Question

A solenoid is $1.5\,m$ long and its inner diameter is $4.0\,cm$. It has three layers of windings of $1000$ turns each and carries a current of $2.0\,amperes$. The magnetic flux for a cross-section of the solenoid is nearly.

A) $4.1 \times {10^{ - 5}}\,weber$

B) $5.2 \times {10^{ - 5}}\,weber$

C) $6.31 \times {10^{ - 3}}\,weber$

D) $2.5 \times {10^{ - 7}}\,weber$

Answer 1

Hint:Here we have to use the formula of cross-sectional area of solenoid and then use the formula of magnetic flux.

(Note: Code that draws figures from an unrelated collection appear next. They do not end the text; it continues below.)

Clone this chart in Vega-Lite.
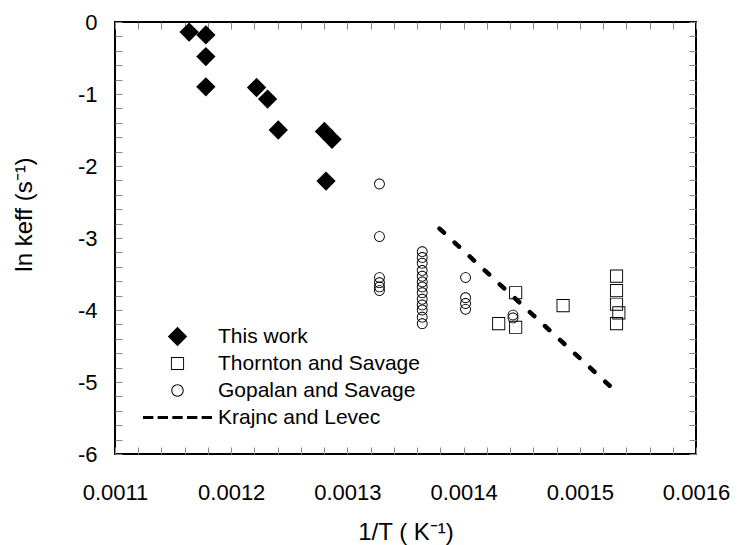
{
  "$schema": "https://vega.github.io/schema/vega-lite/v6.json",
  "width": 581,
  "height": 432,
  "autosize": "none",
  "padding": {"left": 115, "top": 22, "right": 42, "bottom": 91},
  "background": "white",
  "config": {
    "view": {"stroke": "black", "strokeWidth": 2},
    "font": "Liberation Sans",
    "axis": {
      "grid": false,
      "domain": false,
      "labelColor": "black",
      "labelFont": "Liberation Sans",
      "labelFontSize": 22,
      "titleFont": "Liberation Sans",
      "titleFontSize": 24,
      "titleFontWeight": "normal",
      "titleColor": "black"
    }
  },
  "data": {
    "values": [
      {"series": "This work", "x": 0.0011638, "y": -0.14},
      {"series": "This work", "x": 0.0011782, "y": -0.18},
      {"series": "This work", "x": 0.0011782, "y": -0.48},
      {"series": "This work", "x": 0.0011782, "y": -0.90},
      {"series": "This work", "x": 0.0012218, "y": -0.91},
      {"series": "This work", "x": 0.0012313, "y": -1.07},
      {"series": "This work", "x": 0.0012405, "y": -1.50},
      {"series": "This work", "x": 0.0012802, "y": -1.52},
      {"series": "This work", "x": 0.0012868, "y": -1.63},
      {"series": "This work", "x": 0.0012816, "y": -2.21},
      {"series": "Thornton and Savage", "x": 0.0014448, "y": -3.76},
      {"series": "Thornton and Savage", "x": 0.0014302, "y": -4.19},
      {"series": "Thornton and Savage", "x": 0.0014448, "y": -4.24},
      {"series": "Thornton and Savage", "x": 0.0014856, "y": -3.94},
      {"series": "Thornton and Savage", "x": 0.0015316, "y": -3.53},
      {"series": "Thornton and Savage", "x": 0.0015316, "y": -3.73},
      {"series": "Thornton and Savage", "x": 0.0015316, "y": -3.92},
      {"series": "Thornton and Savage", "x": 0.0015336, "y": -4.04},
      {"series": "Thornton and Savage", "x": 0.0015316, "y": -4.19},
      {"series": "Gopalan and Savage", "x": 0.0013276, "y": -2.25},
      {"series": "Gopalan and Savage", "x": 0.0013276, "y": -2.98},
      {"series": "Gopalan and Savage", "x": 0.0013276, "y": -3.55},
      {"series": "Gopalan and Savage", "x": 0.0013276, "y": -3.62},
      {"series": "Gopalan and Savage", "x": 0.0013276, "y": -3.68},
      {"series": "Gopalan and Savage", "x": 0.0013276, "y": -3.73},
      {"series": "Gopalan and Savage", "x": 0.0013644, "y": -3.19},
      {"series": "Gopalan and Savage", "x": 0.0013644, "y": -3.27},
      {"series": "Gopalan and Savage", "x": 0.0013644, "y": -3.35},
      {"series": "Gopalan and Savage", "x": 0.0013644, "y": -3.45},
      {"series": "Gopalan and Savage", "x": 0.0013644, "y": -3.53},
      {"series": "Gopalan and Savage", "x": 0.0013644, "y": -3.61},
      {"series": "Gopalan and Savage", "x": 0.0013644, "y": -3.68},
      {"series": "Gopalan and Savage", "x": 0.0013644, "y": -3.76},
      {"series": "Gopalan and Savage", "x": 0.0013644, "y": -3.85},
      {"series": "Gopalan and Savage", "x": 0.0013644, "y": -3.93},
      {"series": "Gopalan and Savage", "x": 0.0013644, "y": -4.00},
      {"series": "Gopalan and Savage", "x": 0.0013644, "y": -4.10},
      {"series": "Gopalan and Savage", "x": 0.0013644, "y": -4.19},
      {"series": "Gopalan and Savage", "x": 0.0014017, "y": -3.55},
      {"series": "Gopalan and Savage", "x": 0.0014017, "y": -3.83},
      {"series": "Gopalan and Savage", "x": 0.0014017, "y": -3.91},
      {"series": "Gopalan and Savage", "x": 0.0014017, "y": -3.99},
      {"series": "Gopalan and Savage", "x": 0.0014425, "y": -4.07},
      {"series": "Gopalan and Savage", "x": 0.0014425, "y": -4.11},
      {"series": "Krajnc and Levec", "x": 0.0013793, "y": -2.87},
      {"series": "Krajnc and Levec", "x": 0.0015302, "y": -5.12}
    ]
  },
  "layer": [
    {
      "transform": [{"filter": "datum.series === 'This work'"}],
      "mark": {"type": "point", "filled": true, "size": 4761, "color": "black", "opacity": 1},
      "encoding": {
        "x": {"field": "x", "type": "quantitative",
          "scale": {"domain": [0.0011, 0.0016], "nice": false, "zero": false},
          "axis": {"orient": "bottom", "values": [0.0011, 0.00112, 0.00114, 0.00116, 0.00118, 0.0012, 0.00122, 0.00124, 0.00126, 0.00128, 0.0013, 0.00132, 0.00134, 0.00136, 0.00138, 0.0014, 0.00142, 0.00144, 0.00146, 0.00148, 0.0015, 0.00152, 0.00154, 0.00156, 0.00158, 0.0016],
            "labelExpr": "abs(datum.value * 10000 - round(datum.value * 10000)) < 0.001 ? format(datum.value, '.4f') : ''",
            "labelFlush": false, "labelOverlap": false, "tickSize": -7, "labelPadding": 35, "title": "1/T ( K⁻¹)", "titlePadding": 17}},
        "y": {"field": "y", "type": "quantitative",
          "scale": {"domain": [-6, 0], "nice": false, "zero": false},
          "axis": {"orient": "left", "values": [0, -0.2, -0.4, -0.6, -0.8, -1, -1.2, -1.4, -1.6, -1.8, -2, -2.2, -2.4, -2.6, -2.8, -3, -3.2, -3.4, -3.6, -3.8, -4, -4.2, -4.4, -4.6, -4.8, -5, -5.2, -5.4, -5.6, -5.8, -6],
            "labelExpr": "abs(datum.value - round(datum.value)) < 0.001 ? '' + round(datum.value) : ''",
            "labelFlush": false, "labelOverlap": false, "tickSize": -7, "labelPadding": 25, "title": "ln keff (s⁻¹)", "titleX": -79, "titleY": 192}},
        "shape": {"field": "series", "type": "nominal",
          "scale": {"domain": ["This work", "Thornton and Savage", "Gopalan and Savage", "Krajnc and Levec"],
            "range": ["M0,-0.28L0.28,0L0,0.28L-0.28,0Z",
                      "M-0.19,-0.19L0.19,-0.19L0.19,0.19L-0.19,0.19ZM-0.163,-0.163L-0.163,0.163L0.163,0.163L0.163,-0.163Z",
                      "M0.18,0A0.18,0.18 0 1,1 -0.18,0A0.18,0.18 0 1,1 0.18,0ZM0.15,0A0.15,0.15 0 1,0 -0.15,0A0.15,0.15 0 1,0 0.15,0Z",
                      "M-1,-0.04h0.3v0.08h-0.3ZM-0.575,-0.04h0.3v0.08h-0.3ZM-0.15,-0.04h0.3v0.08h-0.3ZM0.275,-0.04h0.3v0.08h-0.3ZM0.7,-0.04h0.3v0.08h-0.3Z"]},
          "legend": {"orient": "none", "legendX": 28, "legendY": 302, "padding": 0, "title": null, "labelFontSize": 21, "labelFont": "Liberation Sans", "labelColor": "black", "labelLimit": 400, "symbolSize": 4761, "clipHeight": 25, "rowPadding": 2, "symbolFillColor": "black", "symbolStrokeWidth": 0, "symbolOpacity": 1, "labelOffset": 6}}
      }
    },
    {
      "transform": [{"filter": "datum.series === 'Thornton and Savage'"}],
      "mark": {"type": "point", "filled": true, "size": 4761, "color": "black", "opacity": 1},
      "encoding": {
        "x": {"field": "x", "type": "quantitative",
          "scale": {"domain": [0.0011, 0.0016], "nice": false, "zero": false}, "axis": null},
        "y": {"field": "y", "type": "quantitative",
          "scale": {"domain": [-6, 0], "nice": false, "zero": false}, "axis": null},
        "shape": {"field": "series", "type": "nominal"}
      }
    },
    {
      "transform": [{"filter": "datum.series === 'Gopalan and Savage'"}],
      "mark": {"type": "point", "filled": true, "size": 3600, "color": "black", "opacity": 1},
      "encoding": {
        "x": {"field": "x", "type": "quantitative",
          "scale": {"domain": [0.0011, 0.0016], "nice": false, "zero": false},
          "axis": {"orient": "top", "values": [0.0011, 0.00112, 0.00114, 0.00116, 0.00118, 0.0012, 0.00122, 0.00124, 0.00126, 0.00128, 0.0013, 0.00132, 0.00134, 0.00136, 0.00138, 0.0014, 0.00142, 0.00144, 0.00146, 0.00148, 0.0015, 0.00152, 0.00154, 0.00156, 0.00158, 0.0016], "tickSize": -7, "labels": false, "title": null}},
        "y": {"field": "y", "type": "quantitative",
          "scale": {"domain": [-6, 0], "nice": false, "zero": false},
          "axis": {"orient": "right", "values": [0, -0.2, -0.4, -0.6, -0.8, -1, -1.2, -1.4, -1.6, -1.8, -2, -2.2, -2.4, -2.6, -2.8, -3, -3.2, -3.4, -3.6, -3.8, -4, -4.2, -4.4, -4.6, -4.8, -5, -5.2, -5.4, -5.6, -5.8, -6], "tickSize": -7, "labels": false, "title": null}},
        "shape": {"field": "series", "type": "nominal"}
      }
    },
    {
      "transform": [{"filter": "datum.series === 'Krajnc and Levec'"}],
      "mark": {"type": "line", "color": "black", "strokeWidth": 4.5, "strokeDash": [6, 14.5], "strokeCap": "round"},
      "encoding": {
        "x": {"field": "x", "type": "quantitative",
          "scale": {"domain": [0.0011, 0.0016], "nice": false, "zero": false}, "axis": null},
        "y": {"field": "y", "type": "quantitative",
          "scale": {"domain": [-6, 0], "nice": false, "zero": false}, "axis": null}
      }
    }
  ],
  "resolve": {"axis": {"x": "independent", "y": "independent"}}
}
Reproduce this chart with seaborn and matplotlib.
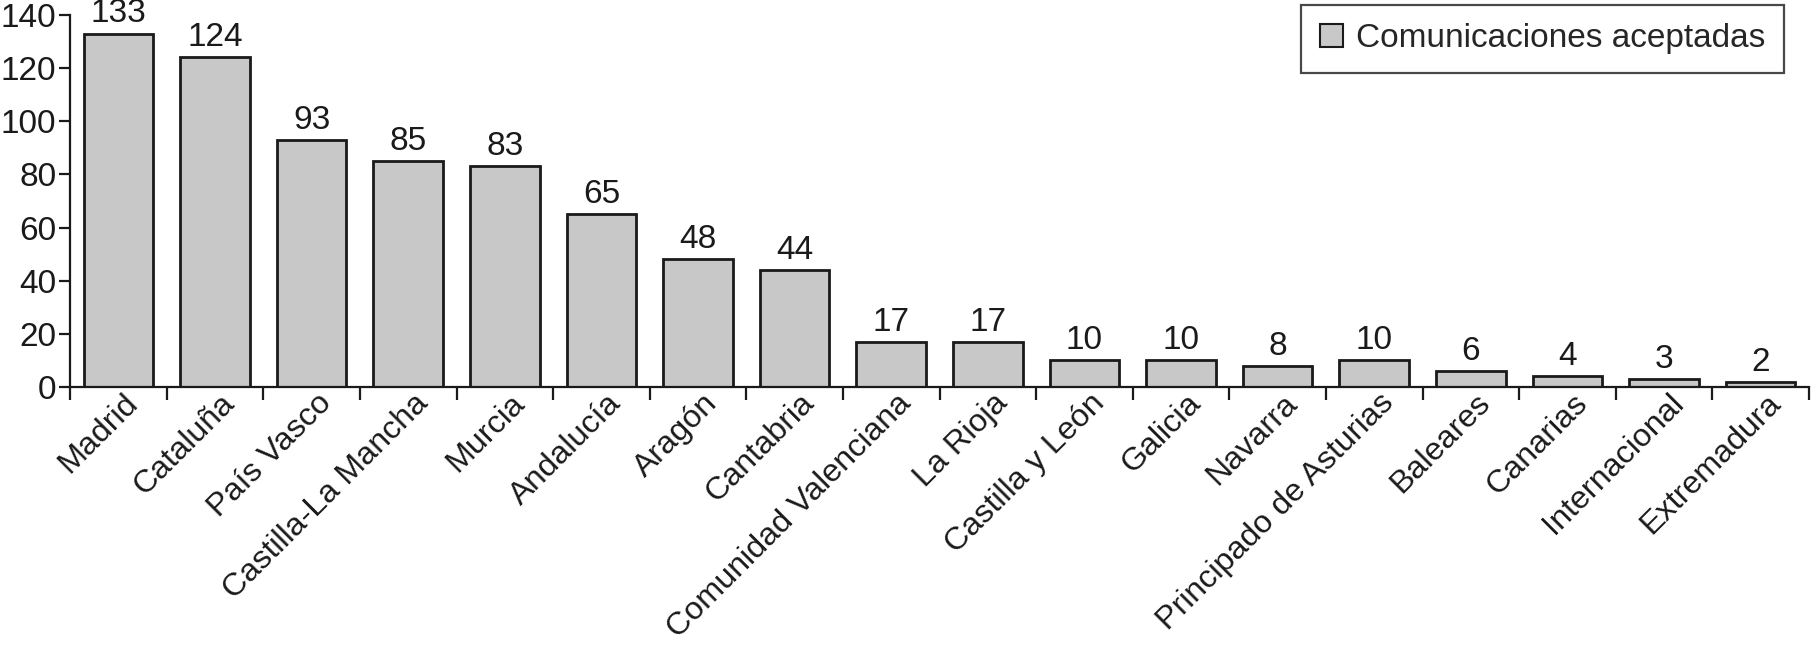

Magnetic flux is defined as the number of magnetic field lines flowing through the closed surface. It is used to calculate the overall magnetic field that passes through a given surface.

Magnetic flux is the cause of the field surrounding the magnetic material. It consists of photons, but unlike the light we obtain from the Sun, it is at a much lower level.

Complete step by step solution:
Magnetic field is a vector field that defines the magnetic effect on the passage of electrical charges, electrical currents and magnetised objects. A charge that travels in a magnetic field encounters a force perpendicular to its own momentum and to the magnetic field.

The Biot-savart law can be used to calculate the magnetic field strength of the current section.
Given,
Length of the solenoid, $l = 1.5\,m$

Diameter of the solenoid $d = 4\,cm = 0.04\,m$

Cross-sectional area of the solenoid is given by:
$
  A = \dfrac{{\pi {d^2}}}
{4} \\
   = \dfrac{{3.14 \times {{\left( {0.04} \right)}^2}}}
{4} \\
   = 1.256 \times {10^{ - 3}}\,{m^2} \\
$

Total number of turns,
$N = 3 \times 1000 = 3000$

Number of turns per unit length,
$
  n = \dfrac{N}
{l} \\
   = \dfrac{{3000}}
{{1.5}} \\
   = 2000 \\
$

Biot-Savart law is given by:
$
  B = {\mu _ \circ }nI \\
   = 4\pi \times {10^{ - 7}} \times 2000 \times 2 \\
   = 5.024 \times {10^{ - 3}}\,Wb{m^{ - 2}} \\
$

Magnetic flux is given by:
$\phi = BA$

Since, the magnetic flux passes through $1000$ loops, then
$
  \phi = 1000 \times 2.054 \times {10^{ - 3}} \times 1.256 \times {10^{ - 3}} \\
   = 6.31 \times {10^{ - 3}}\,Wb \\
$

Hence, option C is correct.

Thus, the magnetic flux for a cross-section of the solenoid is nearly $6.31 \times {10^{ - 3}}\,Wb$ .

Note:
Here we have to see whether the number of turns is given or not. Also, we have to observe whether length of material is given or not. If given then, we have to divide the number of turns by the length to get the number of turns per unit length of the material.